Culture stories frequently focus on a Culture spy or diplomat who enters a developing world and attempts to nudge them closer to the Culture’s ideal vision of a perfect social order. They typically intervene with the assistance of one of the Culture’s AI “Minds”. The Culture novels have grown more and more unwieldy over time however, with the later Culture books such as Matter featuring very detailed writing and a lot more padding than they should.

According to Empire Online, director Dominic Murphy is also writing the movie's script. The short story A Gift From the Culture tells the story of Wrobik, a member of the Culture who is living in exile. After amassing vast gambling debts, criminals blackmail him, trying to force him to commit an act of terrorism, coercing him into using a gun that only a member of the Culture can fire to shoot down a starship.

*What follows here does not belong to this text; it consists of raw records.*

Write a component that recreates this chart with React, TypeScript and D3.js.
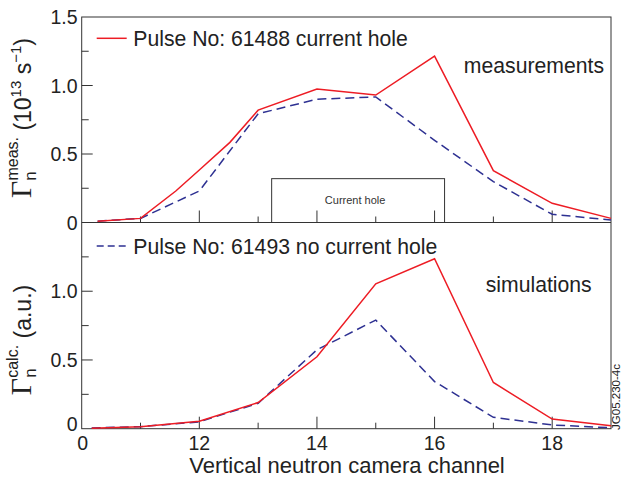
import React from "react";
import * as d3 from "d3";

// ---- data ----
const measRedX = [10.27, 11, 11.6, 12, 12.52, 13, 14, 15, 16, 17, 18, 19];
const measRedY = [0.01, 0.03, 0.23, 0.383, 0.585, 0.82, 0.974, 0.93, 1.215, 0.378, 0.14, 0.03];
const measBlueX = [10.27, 11, 12, 13, 14, 15, 16, 17, 18, 19];
const measBlueY = [0.01, 0.03, 0.23, 0.794, 0.9, 0.916, 0.6, 0.298, 0.06, 0.018];
const calcX = [10.17, 11, 12, 13, 14, 15, 16, 17, 18, 19];
const calcRedY = [0.003, 0.015, 0.055, 0.19, 0.523, 1.054, 1.236, 0.336, 0.07, 0.022];
const calcBlueY = [0.005, 0.015, 0.05, 0.185, 0.574, 0.79, 0.343, 0.083, 0.027, 0.007];

const xTickVals = [11, 12, 13, 14, 15, 16, 17, 18];
const xLabelVals = [10, 12, 14, 16, 18];
const xLabelText = ["0", "12", "14", "16", "18"];
const yMinorVals = [0.25, 0.75, 1.25];
const yMajorVals = [0.5, 1.0];
const yTopLabelVals = [0, 0.5, 1.0, 1.5];
const yTopLabelText = ["0", "0.5", "1.0", "1.5"];
const yBotLabelVals = [0, 0.5, 1.0];
const yBotLabelText = ["0", "0.5", "1.0"];

const legendTop = "Pulse No: 61488 current hole";
const legendBot = "Pulse No: 61493 no current hole";
const holeStart = 13.23;
const holeEnd = 16.17;
const holeTop = 0.32;

const RED = "#ed1c24";
const BLUE = "#2e3192";
const AX = "#333";
const SANS = "Liberation Sans, Arial, Helvetica, sans-serif";
const SERIF = "Liberation Serif, Times New Roman, serif";

export default function App() {
  const x = d3.scaleLinear().domain([10, 19]).range([81.7, 611]);
  const yT = d3.scaleLinear().domain([0, 1.5]).range([222.5, 17]);
  const yB = d3.scaleLinear().domain([0, 1.5]).range([428.7, 222.5]);

  const mk = (ys: d3.ScaleLinear<number, number>) =>
    d3
      .line<[number, number]>()
      .x((d) => x(d[0]))
      .y((d) => ys(d[1]));
  const zip = (a: number[], b: number[]) => a.map((v, i) => [v, b[i]] as [number, number]);

  const lineT = mk(yT);
  const lineB = mk(yB);

  const left = x(10);
  const right = x(19);

  const panelTicks = (ys: d3.ScaleLinear<number, number>, key: string) => (
    <g key={key} stroke={AX} strokeWidth={1}>
      {xTickVals.map((v) => (
        <line key={"x" + v} x1={x(v)} x2={x(v)} y1={ys(0)} y2={ys(0) - (v % 2 === 0 ? 12 : 6)} />
      ))}
      {yMajorVals.map((v) => (
        <line key={"ym" + v} x1={left} x2={left + 11} y1={ys(v)} y2={ys(v)} />
      ))}
      {yMinorVals.map((v) => (
        <line key={"yn" + v} x1={left} x2={left + 7} y1={ys(v)} y2={ys(v)} />
      ))}
    </g>
  );

  return (
    <svg
      width={623}
      height={482}
      style={{ position: "absolute", left: 0, top: 0, background: "#fff" }}
      fontFamily={SANS}
    >
      <rect x={0} y={0} width={623} height={482} fill="#fff" />
      {/* current hole box */}
      <rect
        x={x(holeStart)}
        y={yT(holeTop)}
        width={x(holeEnd) - x(holeStart)}
        height={yT(0) - yT(holeTop)}
        fill="none"
        stroke={AX}
        strokeWidth={1}
      />
      <text x={(x(holeStart) + x(holeEnd)) / 2 - 3} y={204} fontSize={11} textAnchor="middle" fill="#333">
        Current hole
      </text>

      {panelTicks(yT, "t")}
      {panelTicks(yB, "b")}

      {/* frame */}
      <rect x={left} y={yT(1.5)} width={right - left} height={yB(0) - yT(1.5)} fill="none" stroke={AX} strokeWidth={1} />
      <line x1={left} x2={right} y1={yT(0)} y2={yT(0)} stroke={AX} strokeWidth={1} />

      {/* lines */}
      <path d={lineT(zip(measBlueX, measBlueY)) || ""} fill="none" stroke={BLUE} strokeWidth={1.5} strokeDasharray="9,5" />
      <path d={lineT(zip(measRedX, measRedY)) || ""} fill="none" stroke={RED} strokeWidth={1.5} />
      <path d={lineB(zip(calcX, calcBlueY)) || ""} fill="none" stroke={BLUE} strokeWidth={1.5} strokeDasharray="9,5" />
      <path d={lineB(zip(calcX, calcRedY)) || ""} fill="none" stroke={RED} strokeWidth={1.5} />

      {/* y tick labels */}
      {yTopLabelVals.map((v, i) => (
        <text key={"lt" + v} x={77.5} y={yT(v)} dy="0.36em" fontSize={19.5} textAnchor="end" fill="#222">
          {yTopLabelText[i]}
        </text>
      ))}
      {yBotLabelVals.map((v, i) => (
        <text key={"lb" + v} x={77.5} y={yB(v) - (v === 0 ? 5 : 0)} dy="0.36em" fontSize={19.5} textAnchor="end" fill="#222">
          {yBotLabelText[i]}
        </text>
      ))}
      {/* x tick labels */}
      {xLabelVals.map((v, i) => (
        <text key={"xl" + v} x={x(v) + (i === 0 ? 1 : 0)} y={449.5} fontSize={19.5} textAnchor="middle" fill="#222">
          {xLabelText[i]}
        </text>
      ))}
      <text x={347} y={473} fontSize={22} textAnchor="middle" fill="#222">
        Vertical neutron camera channel
      </text>

      {/* legends */}
      <line x1={96.7} x2={126.7} y1={38.3} y2={38.3} stroke={RED} strokeWidth={1.5} />
      <text x={133.3} y={45.7} fontSize={21.2} fill="#222">
        {legendTop}
      </text>
      <line x1={96.7} x2={127.5} y1={246} y2={246} stroke={BLUE} strokeWidth={1.5} strokeDasharray="7,4" />
      <text x={133.3} y={253.5} fontSize={21.2} fill="#222">
        {legendBot}
      </text>

      <text x={604} y={72.7} fontSize={21.2} textAnchor="end" fill="#222">
        measurements
      </text>
      <text x={485.7} y={291.7} fontSize={21.2} fill="#222">
        simulations
      </text>

      {/* y axis labels */}
      <text transform="translate(30.5,118) rotate(-90)" textAnchor="middle" fill="#222" fontSize={23}>
        <tspan fontFamily={SERIF} fontSize={30}>Γ</tspan>
        <tspan fontSize={17} dy={5}>n</tspan>
        <tspan fontSize={16} dy={-18} dx={-9.4}>meas.</tspan>
        <tspan dy={13}> (10</tspan>
        <tspan fontSize={15} dy={-10}>13</tspan>
        <tspan dy={10}> s</tspan>
        <tspan fontSize={15} dy={-10}>−1</tspan>
        <tspan dy={10}>)</tspan>
      </text>
      <text transform="translate(30.5,340) rotate(-90)" textAnchor="middle" fill="#222" fontSize={23}>
        <tspan fontFamily={SERIF} fontSize={30}>Γ</tspan>
        <tspan fontSize={17} dy={5}>n</tspan>
        <tspan fontSize={16} dy={-18} dx={-9.4}>calc.</tspan>
        <tspan dy={13}> (a.u.)</tspan>
      </text>

      <text transform="translate(619.5,397) rotate(-90)" textAnchor="middle" fontSize={11.5} fill="#222">
        JG05.230-4c
      </text>
    </svg>
  );
}
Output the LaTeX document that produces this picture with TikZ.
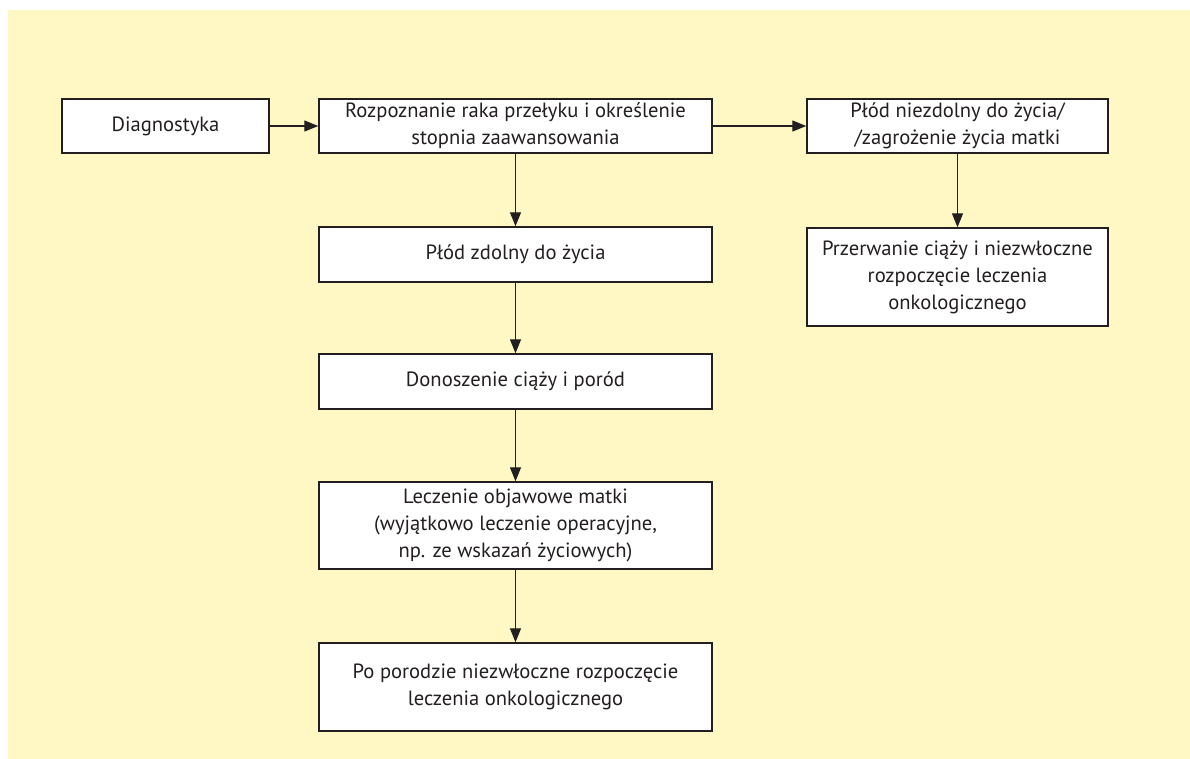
\documentclass[tikz,border=0pt]{standalone}
\usepackage{fontspec}
\setmainfont{PT Sans}
\usetikzlibrary{arrows.meta}
\definecolor{bg}{RGB}{255,248,196}
\definecolor{ink}{RGB}{35,31,32}
\begin{document}
\begin{tikzpicture}[x=1pt,y=-1pt,
  box/.style={draw=ink, fill=white, line width=1.4pt, align=center, text=ink,
    font=\fontsize{20.6}{27}\selectfont, inner sep=0pt},
  arr/.style={draw=ink, line width=1.2pt, -{Triangle[length=14pt,width=11pt]}}]
\useasboundingbox (0,0) rectangle (1190,759);
\fill[bg] (8,10) rectangle (1190,759);
\node[box, minimum width=207, minimum height=54] (d) at (165.5,126) {Diagnostyka};
\node[box, minimum width=393, minimum height=54] (r) at (515.5,126) {Rozpoznanie raka przełyku i określenie\\stopnia zaawansowania};
\node[box, minimum width=301, minimum height=54] (n) at (957.5,126) {Płód niezdolny do życia/\\/zagrożenie życia matki};
\node[box, minimum width=301, minimum height=98] (p) at (957.5,277) {Przerwanie ciąży i niezwłoczne\\rozpoczęcie leczenia\\onkologicznego};
\node[box, minimum width=393, minimum height=55] (z) at (515.5,254.5) {Płód zdolny do życia};
\node[box, minimum width=393, minimum height=55] (o) at (515.5,381.5) {Donoszenie ciąży i poród};
\node[box, minimum width=393, minimum height=87] (l) at (515.5,525.5) {Leczenie objawowe matki\\(wyjątkowo leczenie operacyjne,\\np. ze wskazań życiowych)};
\node[box, minimum width=393, minimum height=88] (po) at (515.5,687) {Po porodzie niezwłoczne rozpoczęcie\\leczenia onkologicznego};
\draw[arr] (d) -- (r);
\draw[arr] (r) -- (n);
\draw[arr] (n) -- (p);
\draw[arr] (r) -- (z);
\draw[arr] (z) -- (o);
\draw[arr] (o) -- (l);
\draw[arr] (l) -- (po);
\end{tikzpicture}
\end{document}
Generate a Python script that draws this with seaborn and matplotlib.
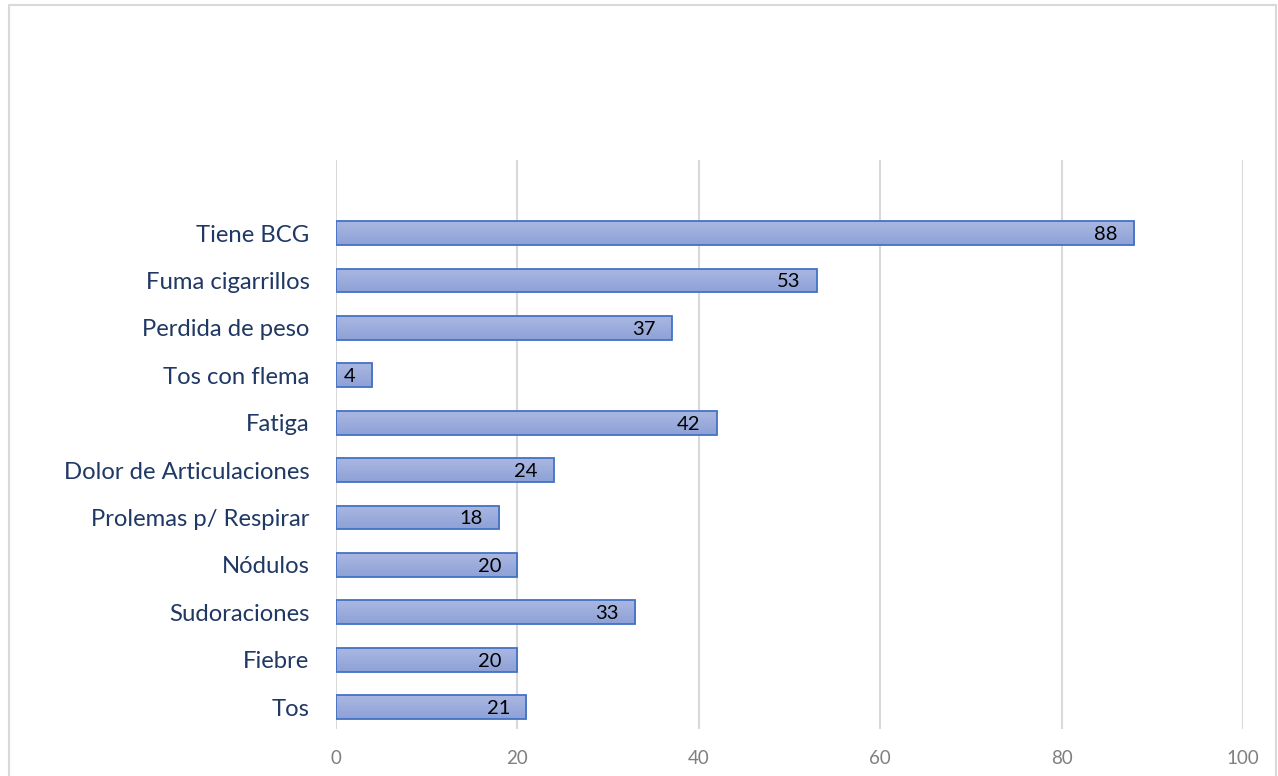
import numpy as np
import pandas as pd
import matplotlib
matplotlib.use("Agg")
import matplotlib.pyplot as plt
import seaborn as sns
from matplotlib.patches import Rectangle
from matplotlib.colors import LinearSegmentedColormap

# data, top to bottom as shown
categories = ["Tiene BCG", "Fuma cigarrillos", "Perdida de peso", "Tos con flema",
              "Fatiga", "Dolor de Articulaciones", "Prolemas p/ Respirar",
              "Nódulos", "Sudoraciones", "Fiebre", "Tos"]
values = [88, 53, 37, 4, 42, 24, 18, 20, 33, 20, 21]
x_ticks = [0, 20, 40, 60, 80, 100]

df = pd.DataFrame({"cat": categories, "val": values})

sns.set_style("white")
plt.rcParams["font.family"] = ["Lato", "DejaVu Sans"]

fig = plt.figure(figsize=(12.78, 7.76), dpi=100)
ax = fig.add_axes([0.2629, 0.0606, 0.7097, 0.7332])

sns.barplot(data=df, x="val", y="cat", orient="h", color="#9DAEDD",
            edgecolor="#4472C4", linewidth=1.3, width=0.5, ax=ax, zorder=3)

# vertical gradient fill like the original bars
cmap = LinearSegmentedColormap.from_list("bar", ["#AAB7E1", "#8DA1D7"])
grad = np.linspace(0, 1, 64).reshape(-1, 1)
for p in ax.patches:
    x0, y0 = p.get_x(), p.get_y()
    w, h = p.get_width(), p.get_height()
    im = ax.imshow(grad, cmap=cmap, aspect="auto", origin="upper",
                   extent=[x0, x0 + w, y0 + h, y0], zorder=3.5)
    im.set_clip_path(p)
    p.set_facecolor("none")
    p.set_zorder(4)

for i, v in enumerate(values):
    ax.text(v - 1.8, i + 0.03, str(v), ha="right", va="center", fontsize=14.5,
            color="black", zorder=5)

ax.set_xlim(0, 100)
ax.set_ylim(10.46, -1.54)
ax.set_xticks(x_ticks)
ax.set_xticklabels([str(t) for t in x_ticks], color="#7F7F7F", fontsize=13.5)
ax.tick_params(axis="x", length=0, pad=15)
ax.tick_params(axis="y", length=0, pad=19, labelsize=17.2, labelcolor="#1F3864")
ax.xaxis.grid(True, color="#D9D9D9", linewidth=1.5, zorder=0)
ax.set_axisbelow(True)
ax.set_xlabel("")
ax.set_ylabel("")
for s in ax.spines.values():
    s.set_visible(False)

# outer chart frame
fig.patches.append(Rectangle((9 / 1278, -0.01), 1267 / 1278, 1 - 5 / 776 + 0.01,
                             transform=fig.transFigure, fill=False,
                             edgecolor="#D9D9D9", linewidth=1.5))

fig.savefig("out.png", dpi=100)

The story also involves gender swapping, moral dilemmas, and the usual epic settings.

If you're not familure with Banks’ science fiction work, you may have come across his other dark, mainstream novels he writes under the name Iain Banks (without the "M") including The Wasp Factory, The Business and Crow Road.

Like the upcoming Dune movie based on Frank Herbert's massively detailed Dune universe, and the upcoming Asimov Foundation film adaptations, Banks' Culture novels are not going to be easy to translate into film. The rewards for getting it right though are immense. There's a lot there to enjoy. Hopefully this is but the first of many Culture based films that will grace our screens in the near future.